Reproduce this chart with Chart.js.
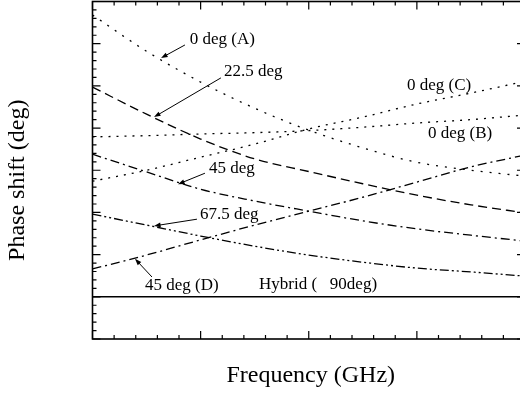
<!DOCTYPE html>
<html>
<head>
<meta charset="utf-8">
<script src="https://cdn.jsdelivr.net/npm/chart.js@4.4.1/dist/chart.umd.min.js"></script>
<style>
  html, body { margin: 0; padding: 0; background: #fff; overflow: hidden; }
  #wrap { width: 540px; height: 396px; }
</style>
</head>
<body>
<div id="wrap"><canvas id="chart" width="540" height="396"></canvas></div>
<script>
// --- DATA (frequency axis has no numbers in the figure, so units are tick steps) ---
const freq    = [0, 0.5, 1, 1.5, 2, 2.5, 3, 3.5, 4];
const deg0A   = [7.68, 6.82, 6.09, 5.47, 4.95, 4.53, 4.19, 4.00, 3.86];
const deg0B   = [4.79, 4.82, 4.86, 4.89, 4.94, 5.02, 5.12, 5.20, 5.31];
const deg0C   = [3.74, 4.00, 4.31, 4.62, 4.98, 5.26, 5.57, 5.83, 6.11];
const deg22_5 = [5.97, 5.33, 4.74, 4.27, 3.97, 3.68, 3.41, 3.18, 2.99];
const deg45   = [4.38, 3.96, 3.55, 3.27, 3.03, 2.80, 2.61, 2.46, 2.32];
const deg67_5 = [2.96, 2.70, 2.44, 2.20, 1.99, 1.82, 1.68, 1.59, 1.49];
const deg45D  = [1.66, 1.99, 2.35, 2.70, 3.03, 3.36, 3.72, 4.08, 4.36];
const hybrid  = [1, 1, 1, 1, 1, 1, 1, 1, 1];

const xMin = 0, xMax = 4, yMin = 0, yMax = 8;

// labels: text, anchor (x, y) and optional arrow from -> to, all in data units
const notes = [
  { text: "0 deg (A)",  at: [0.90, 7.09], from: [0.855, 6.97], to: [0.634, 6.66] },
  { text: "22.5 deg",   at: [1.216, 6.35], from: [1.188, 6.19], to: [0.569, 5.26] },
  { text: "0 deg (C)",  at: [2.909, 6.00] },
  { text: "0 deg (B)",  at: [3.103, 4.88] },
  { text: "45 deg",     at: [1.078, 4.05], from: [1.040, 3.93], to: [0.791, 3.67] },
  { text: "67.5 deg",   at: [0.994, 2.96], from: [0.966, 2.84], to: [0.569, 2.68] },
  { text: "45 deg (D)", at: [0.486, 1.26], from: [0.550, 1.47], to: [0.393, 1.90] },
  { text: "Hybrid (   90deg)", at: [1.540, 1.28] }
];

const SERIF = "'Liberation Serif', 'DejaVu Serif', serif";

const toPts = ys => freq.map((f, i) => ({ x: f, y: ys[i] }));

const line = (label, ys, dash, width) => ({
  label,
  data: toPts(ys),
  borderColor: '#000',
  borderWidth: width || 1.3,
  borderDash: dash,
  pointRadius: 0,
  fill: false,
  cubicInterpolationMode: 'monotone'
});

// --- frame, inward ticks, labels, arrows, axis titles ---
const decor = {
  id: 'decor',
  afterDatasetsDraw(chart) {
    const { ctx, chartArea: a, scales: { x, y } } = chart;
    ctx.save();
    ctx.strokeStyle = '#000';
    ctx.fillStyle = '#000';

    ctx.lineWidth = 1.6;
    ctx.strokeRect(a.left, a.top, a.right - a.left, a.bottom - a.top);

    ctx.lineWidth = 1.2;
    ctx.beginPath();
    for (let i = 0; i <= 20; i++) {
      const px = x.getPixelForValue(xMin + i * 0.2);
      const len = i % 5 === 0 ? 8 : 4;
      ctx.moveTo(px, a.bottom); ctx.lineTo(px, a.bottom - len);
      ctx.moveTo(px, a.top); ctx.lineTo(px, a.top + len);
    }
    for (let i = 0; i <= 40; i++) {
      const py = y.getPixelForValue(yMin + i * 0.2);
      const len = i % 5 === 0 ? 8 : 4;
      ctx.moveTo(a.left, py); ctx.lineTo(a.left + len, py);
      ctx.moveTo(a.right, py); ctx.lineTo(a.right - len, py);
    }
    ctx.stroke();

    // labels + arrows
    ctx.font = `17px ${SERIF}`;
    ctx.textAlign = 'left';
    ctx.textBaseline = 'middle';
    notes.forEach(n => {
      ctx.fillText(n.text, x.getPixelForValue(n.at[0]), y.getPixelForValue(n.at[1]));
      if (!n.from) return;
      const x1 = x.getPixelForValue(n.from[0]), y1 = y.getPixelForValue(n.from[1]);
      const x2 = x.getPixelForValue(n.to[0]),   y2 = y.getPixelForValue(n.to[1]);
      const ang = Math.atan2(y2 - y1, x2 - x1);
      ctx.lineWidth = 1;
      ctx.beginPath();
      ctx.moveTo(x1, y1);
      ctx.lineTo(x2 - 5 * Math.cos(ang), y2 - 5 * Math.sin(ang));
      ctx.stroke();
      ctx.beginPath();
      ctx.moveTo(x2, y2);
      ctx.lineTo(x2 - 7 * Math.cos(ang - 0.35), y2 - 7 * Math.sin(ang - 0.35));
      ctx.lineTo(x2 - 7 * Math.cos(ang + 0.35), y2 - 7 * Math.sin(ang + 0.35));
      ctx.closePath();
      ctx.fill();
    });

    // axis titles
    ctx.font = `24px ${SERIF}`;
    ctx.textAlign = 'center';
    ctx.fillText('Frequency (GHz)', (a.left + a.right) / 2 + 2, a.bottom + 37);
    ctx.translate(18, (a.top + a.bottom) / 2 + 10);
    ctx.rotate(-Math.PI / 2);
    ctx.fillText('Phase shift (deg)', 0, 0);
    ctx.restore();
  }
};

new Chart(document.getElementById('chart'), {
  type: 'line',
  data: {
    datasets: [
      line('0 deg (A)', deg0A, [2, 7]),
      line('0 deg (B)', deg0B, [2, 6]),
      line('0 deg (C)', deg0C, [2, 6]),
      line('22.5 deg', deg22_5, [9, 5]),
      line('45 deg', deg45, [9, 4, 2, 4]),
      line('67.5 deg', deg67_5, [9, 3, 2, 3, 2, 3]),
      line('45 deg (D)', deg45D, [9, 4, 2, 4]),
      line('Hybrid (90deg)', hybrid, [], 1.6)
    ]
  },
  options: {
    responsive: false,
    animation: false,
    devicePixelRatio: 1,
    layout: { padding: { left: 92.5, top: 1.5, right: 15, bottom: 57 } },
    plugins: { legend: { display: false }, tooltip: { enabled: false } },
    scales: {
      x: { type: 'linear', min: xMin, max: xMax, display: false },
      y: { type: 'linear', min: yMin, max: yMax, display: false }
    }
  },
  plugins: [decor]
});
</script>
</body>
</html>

• [Stated goal]: Write out an exact copy of the listing, first line through the line containing "const xMin = 0, xMax = 4, yMin = 0, yMax = 8;", with the pictures left out.

• [Exercise response]:
Reproduce this chart with Chart.js.
<!DOCTYPE html>
<html>
<head>
<meta charset="utf-8">
<script src="https://cdn.jsdelivr.net/npm/chart.js@4.4.1/dist/chart.umd.min.js"></script>
<style>
  html, body { margin: 0; padding: 0; background: #fff; overflow: hidden; }
  #wrap { width: 540px; height: 396px; }
</style>
</head>
<body>
<div id="wrap"><canvas id="chart" width="540" height="396"></canvas></div>
<script>
// --- DATA (frequency axis has no numbers in the figure, so units are tick steps) ---
const freq    = [0, 0.5, 1, 1.5, 2, 2.5, 3, 3.5, 4];
const deg0A   = [7.68, 6.82, 6.09, 5.47, 4.95, 4.53, 4.19, 4.00, 3.86];
const deg0B   = [4.79, 4.82, 4.86, 4.89, 4.94, 5.02, 5.12, 5.20, 5.31];
const deg0C   = [3.74, 4.00, 4.31, 4.62, 4.98, 5.26, 5.57, 5.83, 6.11];
const deg22_5 = [5.97, 5.33, 4.74, 4.27, 3.97, 3.68, 3.41, 3.18, 2.99];
const deg45   = [4.38, 3.96, 3.55, 3.27, 3.03, 2.80, 2.61, 2.46, 2.32];
const deg67_5 = [2.96, 2.70, 2.44, 2.20, 1.99, 1.82, 1.68, 1.59, 1.49];
const deg45D  = [1.66, 1.99, 2.35, 2.70, 3.03, 3.36, 3.72, 4.08, 4.36];
const hybrid  = [1, 1, 1, 1, 1, 1, 1, 1, 1];

const xMin = 0, xMax = 4, yMin = 0, yMax = 8;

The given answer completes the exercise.